***** Data extract *****
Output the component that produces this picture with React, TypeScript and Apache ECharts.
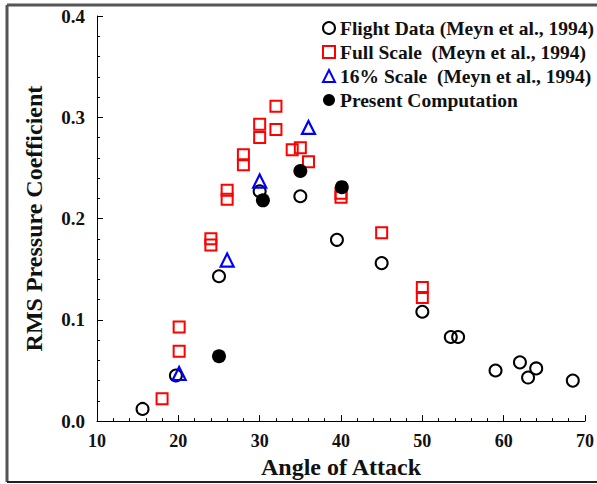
import React, { useEffect, useRef } from "react";
import * as echarts from "echarts";

// Angle of attack (deg) and RMS pressure coefficient for each data set
const flightAoA = [15.6, 19.7, 25.0, 30.0, 35.0, 39.5, 45.0, 50.0, 53.5, 54.4, 59.0, 62.0, 63.0, 64.0, 68.5];
const flightRms = [0.012, 0.045, 0.143, 0.227, 0.222, 0.179, 0.156, 0.108, 0.083, 0.083, 0.050, 0.058, 0.043, 0.052, 0.040];

const fullAoA = [18.0, 20.1, 20.1, 24.0, 24.0, 26.0, 26.0, 28.0, 28.0, 30.0, 30.0, 32.0, 32.0, 34.0, 35.0, 36.0, 40.0, 40.0, 45.0, 50.0, 50.0];
const fullRms = [0.022, 0.069, 0.093, 0.180, 0.174, 0.228, 0.219, 0.263, 0.253, 0.293, 0.280, 0.311, 0.288, 0.268, 0.270, 0.256, 0.225, 0.221, 0.186, 0.132, 0.122];

const scaleAoA = [20.1, 26.0, 30.0, 36.0];
const scaleRms = [0.047, 0.159, 0.237, 0.290];

const compAoA = [25.0, 30.4, 35.0, 40.1];
const compRms = [0.064, 0.218, 0.247, 0.231];

const seriesNames = [
  "Flight Data (Meyn et al., 1994)",
  "Full Scale  (Meyn et al., 1994)",
  "16% Scale  (Meyn et al., 1994)",
  "Present Computation",
];

const xTicks = { min: 10, max: 70, step: 10 };
const yTicks = { min: 0, max: 0.4, step: 0.1 };

const pair = (xs: number[], ys: number[]) => xs.map((x, i) => [x, ys[i]]);

const FONT = "'Liberation Serif', 'Times New Roman', serif";

export default function App() {
  const ref = useRef<HTMLDivElement>(null);

  useEffect(() => {
    document.body.style.margin = "0";
    if (!ref.current) return;
    const chart = echarts.init(ref.current, null, { renderer: "svg" });

    const hollow = (color: string, width: number) => ({
      color: "rgba(0,0,0,0)",
      borderColor: color,
      borderWidth: width,
      opacity: 1,
    });

    chart.setOption({
      animation: false,
      backgroundColor: "#fff",
      textStyle: { fontFamily: FONT },
      grid: { left: 97, top: 16, right: 5, bottom: 56, containLabel: false },
      legend: {
        orient: "vertical",
        left: 317,
        top: 13,
        itemWidth: 12,
        itemHeight: 12,
        itemGap: 4,
        selectedMode: false,
        data: seriesNames,
        textStyle: {
          fontFamily: FONT,
          fontWeight: "bold",
          fontSize: 19.5,
          color: "#111",
        },
      },
      xAxis: {
        type: "value",
        min: xTicks.min,
        max: xTicks.max,
        interval: xTicks.step,
        name: "Angle of Attack",
        nameLocation: "middle",
        nameGap: 32,
        nameTextStyle: { fontFamily: FONT, fontWeight: "bold", fontSize: 24, color: "#111" },
        axisLine: { show: true, onZero: false, lineStyle: { color: "#000", width: 1 } },
        axisTick: { show: true, inside: true, length: 6, lineStyle: { color: "#000" } },
        minorTick: { show: true, splitNumber: 5, length: 3, lineStyle: { color: "#000" } },
        splitLine: { show: false },
        axisLabel: { fontFamily: FONT, fontWeight: "bold", fontSize: 18, color: "#111", margin: 11 },
      },
      yAxis: {
        type: "value",
        min: yTicks.min,
        max: yTicks.max,
        interval: yTicks.step,
        name: "RMS Pressure Coefficient",
        nameLocation: "middle",
        nameGap: 51,
        nameTextStyle: { fontFamily: FONT, fontWeight: "bold", fontSize: 24, color: "#111" },
        axisLine: { show: true, onZero: false, lineStyle: { color: "#000", width: 1 } },
        axisTick: { show: true, inside: true, length: 6, lineStyle: { color: "#000" } },
        minorTick: { show: true, splitNumber: 5, length: 3, lineStyle: { color: "#000" } },
        splitLine: { show: false },
        axisLabel: {
          fontFamily: FONT,
          fontWeight: "bold",
          fontSize: 19,
          color: "#111",
          margin: 12,
          formatter: (v: number) => v.toFixed(1),
        },
      },
      graphic: [
        { type: "line", shape: { x1: 7, y1: 5, x2: 597, y2: 5 }, style: { stroke: "#555", lineWidth: 3 } },
        { type: "line", shape: { x1: 7, y1: 5, x2: 7, y2: 482 }, style: { stroke: "#555", lineWidth: 3 } },
        { type: "line", shape: { x1: 7, y1: 482, x2: 597, y2: 482 }, style: { stroke: "#222", lineWidth: 2 } },
      ],
      series: [
        {
          name: seriesNames[0],
          type: "scatter",
          symbol: "circle",
          symbolSize: 12,
          itemStyle: hollow("#000", 2),
          emphasis: { disabled: true },
          data: pair(flightAoA, flightRms),
        },
        {
          name: seriesNames[1],
          type: "scatter",
          symbol: "rect",
          symbolSize: 11,
          itemStyle: hollow("#ff0000", 2),
          emphasis: { disabled: true },
          data: pair(fullAoA, fullRms),
        },
        {
          name: seriesNames[2],
          type: "scatter",
          symbol: "triangle",
          symbolSize: 13,
          itemStyle: hollow("#0000ff", 2.2),
          emphasis: { disabled: true },
          data: pair(scaleAoA, scaleRms),
        },
        {
          name: seriesNames[3],
          type: "scatter",
          symbol: "circle",
          symbolSize: 14,
          itemStyle: { color: "#000", opacity: 1 },
          emphasis: { disabled: true },
          data: pair(compAoA, compRms),
        },
      ],
    });

    return () => chart.dispose();
  }, []);

  return <div ref={ref} style={{ width: 597, height: 484 }} />;
}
*****
* **Work to do**: Find each line that has the word "React", then copy it out.

* **Task result**:
Output the component that produces this picture with React, TypeScript and Apache ECharts.
import React, { useEffect, useRef } from "react";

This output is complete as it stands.